Thursday, August 2, 2018

Telecom is Going to Resemble the Grocery or Retail Industry, in Key Respects

It appears retail communications services increasingly will resemble the retail business in becoming a place where customers buy a number of different types of services, with varying gross revenue and profit margin profiles. That is not a new trend, but will become much more the case in the 5G era.

The reason is that 5G is key to incremental revenue growth opportunities that, almost by definition, include services with very-low revenue profiles, some with moderate revenue implications ($10 to $40 a month per service) and some with high revenue per service.

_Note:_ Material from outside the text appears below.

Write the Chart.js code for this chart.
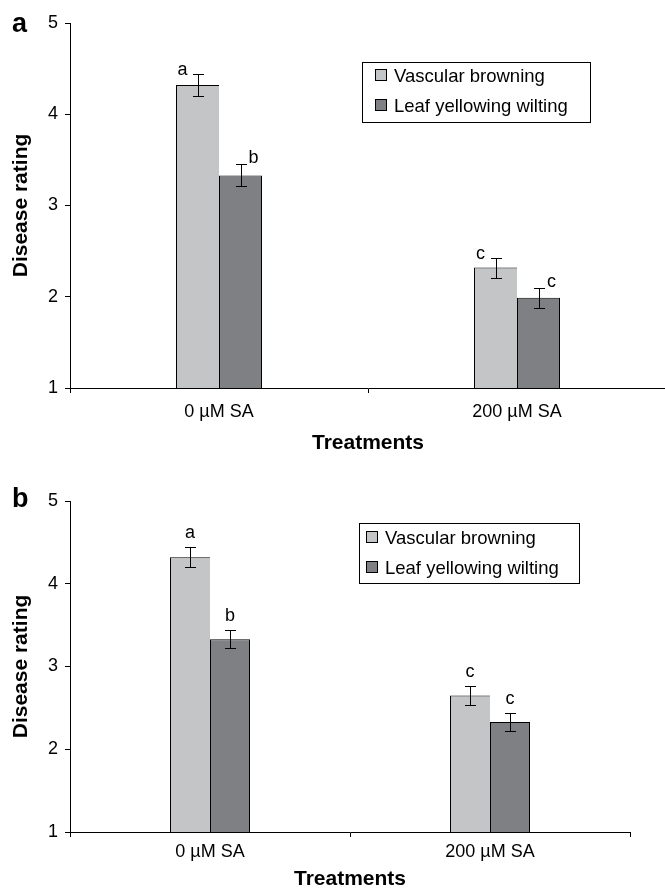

Matching that growing gross revenue and profit margin picture is a more-complicated channel (distribution) picture. Many of the truly-new services have platform implications and requirements, vertical market distribution and product functionality profiles. By definition, that also means the marketing strategies must match the vertical use cases and customer bases.

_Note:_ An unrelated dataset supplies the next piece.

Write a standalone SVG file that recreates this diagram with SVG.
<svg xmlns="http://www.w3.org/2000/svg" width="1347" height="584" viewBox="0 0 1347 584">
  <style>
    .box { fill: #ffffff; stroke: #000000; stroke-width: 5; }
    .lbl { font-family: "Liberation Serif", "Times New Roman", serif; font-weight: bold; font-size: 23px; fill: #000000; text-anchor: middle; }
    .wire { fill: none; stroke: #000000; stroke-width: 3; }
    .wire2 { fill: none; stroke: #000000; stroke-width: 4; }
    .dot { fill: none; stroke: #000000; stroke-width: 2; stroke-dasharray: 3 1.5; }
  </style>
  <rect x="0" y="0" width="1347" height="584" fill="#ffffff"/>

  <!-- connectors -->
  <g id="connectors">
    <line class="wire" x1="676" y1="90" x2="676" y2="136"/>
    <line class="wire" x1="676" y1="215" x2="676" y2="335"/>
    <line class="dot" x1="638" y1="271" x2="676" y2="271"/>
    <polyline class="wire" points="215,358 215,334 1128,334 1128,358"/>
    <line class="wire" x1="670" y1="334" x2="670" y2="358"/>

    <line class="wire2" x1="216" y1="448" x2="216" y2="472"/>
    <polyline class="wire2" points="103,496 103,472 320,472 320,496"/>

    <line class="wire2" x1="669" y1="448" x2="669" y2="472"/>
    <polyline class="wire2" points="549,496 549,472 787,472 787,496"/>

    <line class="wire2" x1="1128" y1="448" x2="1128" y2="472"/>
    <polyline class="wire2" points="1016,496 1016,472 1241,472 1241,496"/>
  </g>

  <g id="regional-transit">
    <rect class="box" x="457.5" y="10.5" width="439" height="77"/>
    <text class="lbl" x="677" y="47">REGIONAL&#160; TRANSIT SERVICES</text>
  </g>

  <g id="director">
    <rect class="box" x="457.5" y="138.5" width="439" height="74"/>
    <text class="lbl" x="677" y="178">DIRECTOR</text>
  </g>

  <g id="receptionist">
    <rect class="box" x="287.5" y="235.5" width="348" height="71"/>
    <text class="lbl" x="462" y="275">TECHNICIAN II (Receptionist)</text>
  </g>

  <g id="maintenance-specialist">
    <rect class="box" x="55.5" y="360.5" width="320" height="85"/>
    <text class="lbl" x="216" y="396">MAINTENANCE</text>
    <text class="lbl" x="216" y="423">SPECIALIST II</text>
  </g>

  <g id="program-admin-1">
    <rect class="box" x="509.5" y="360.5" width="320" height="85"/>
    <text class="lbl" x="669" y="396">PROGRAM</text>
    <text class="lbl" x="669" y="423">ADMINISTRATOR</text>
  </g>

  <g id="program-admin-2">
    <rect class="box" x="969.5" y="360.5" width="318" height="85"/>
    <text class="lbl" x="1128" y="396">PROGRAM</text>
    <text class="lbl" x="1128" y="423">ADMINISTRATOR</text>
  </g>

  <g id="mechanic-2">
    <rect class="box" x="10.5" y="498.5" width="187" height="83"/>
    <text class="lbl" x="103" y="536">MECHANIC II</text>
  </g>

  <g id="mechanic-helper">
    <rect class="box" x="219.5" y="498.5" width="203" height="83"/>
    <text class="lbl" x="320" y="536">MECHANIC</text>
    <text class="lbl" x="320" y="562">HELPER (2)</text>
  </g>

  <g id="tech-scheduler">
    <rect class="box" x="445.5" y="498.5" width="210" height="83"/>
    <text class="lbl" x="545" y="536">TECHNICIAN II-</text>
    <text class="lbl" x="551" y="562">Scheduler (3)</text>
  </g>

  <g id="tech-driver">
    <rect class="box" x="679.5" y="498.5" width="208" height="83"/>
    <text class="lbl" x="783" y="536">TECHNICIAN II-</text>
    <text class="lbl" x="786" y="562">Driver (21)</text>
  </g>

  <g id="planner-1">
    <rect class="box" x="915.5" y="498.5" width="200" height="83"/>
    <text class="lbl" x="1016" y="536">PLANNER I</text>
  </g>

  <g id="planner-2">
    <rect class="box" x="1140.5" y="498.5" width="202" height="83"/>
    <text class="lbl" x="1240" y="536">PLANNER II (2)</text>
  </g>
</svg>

That is going to make the grocery store a relevant analogy for perhaps the first time. For a mass market grocery, apparel or other consumer goods distributor, each category of products has a distinct gross revenue and ARPU profile, which is one reason grocers are adding products in the “ready to eat” category (delicatessen, for example, or in-store meals). That also is the thinking behind “store brands,” which tend to produce higher profit per unit than external brands.

At convenience stores, margins can range from a low of one percent up to 35 percent for various products.


So though it might seem far fetched, profit margins for various products sold by telecom firms and internet service providers are going to show more divergence. Also, many of the new revenue opportunities will be “enterprise” sales, not the consumer distribution pattern relying on mass media advertising and retail stores.

Some of the sales will go “direct to consumer,” using internal resources. In many other cases, partner retail sales entities or even asset ownership will be needed to sell products to businesses or consumers. In many other cases original equipment manufacturer (OEM) strategies wil make sense.

Overall, sales channels and methods are going to become far more complicated.


As that diversification happens, each product line, and products within a line, will tend to develop more-unique gross margin profiles, but also varying cost structures.